In that time of samādhi the sameness of the idea which has subsided and the newly risen idea in the mind is its transformation of one-pointedness. In the concentrated mind whose mental process is inhibited from going out the earlier idea subsides is subdued: the next idea which rises appears is the same. The concentrated mind means a mind in the state of samādhi, which is distinguished by concentration (samādhāna); The mind in samādhi assumes the form of both the ideas, the subsided and the newly risen. This is repeated in just the same way: the first idea having subsided, a further one of similar nature is born, and when that has subsided yet another rises, and when that too subsides, still another rises, and so till the breaking of the samādhi, up to the breaking of the samādhi by a saṃskāra of extraversion. Of the mind which possesses the characteristic, of assuming the form of subsidence and rise of similar ideas every instant, this is the transformation of one-pointedness.
Of these three transformations (inhibition, samādhi, and one-pointedness), the inhibitive transformation is the state where the mind is saṃskāra-s alone, as a result of inhibition of external mental processes (bāhya-vṛtti).

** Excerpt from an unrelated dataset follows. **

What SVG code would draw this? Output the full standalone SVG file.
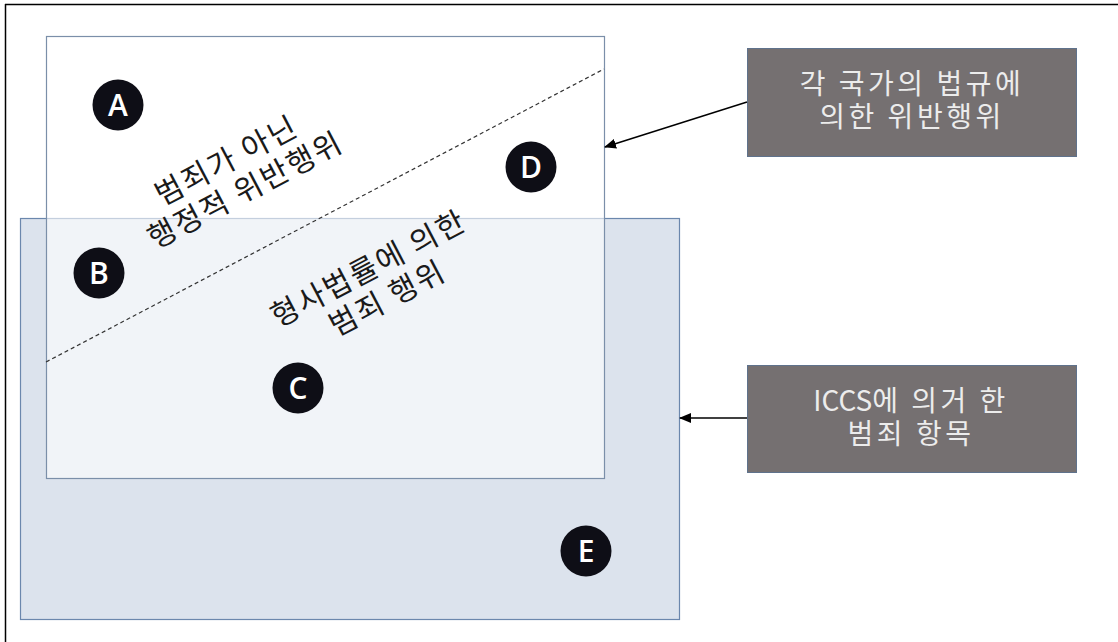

The samādhi transformation is from inhibition of external ideas (pratyaya), moving towards inhibition of all ideas but before total inhibition of ideas. For there will be no rise of one-pointedness at the later stage of inhibition of all ideas.
Then the one-pointed transformation is the similarity of the next thought to the one that has just subsided, which is possible only at the time of samādhi.
The three have been presented in an order so that a later one is interior to an earlier one.
(Opponent) What is the point of setting all these out?
(Answer) The purpose is meditation, on detachment. For it is all movement of the guṇa-s, and its character is nothing but change of guṇa-s. Also there is the purpose of teaching that knowledge of the past and future arise from saṃyama on the three transformations.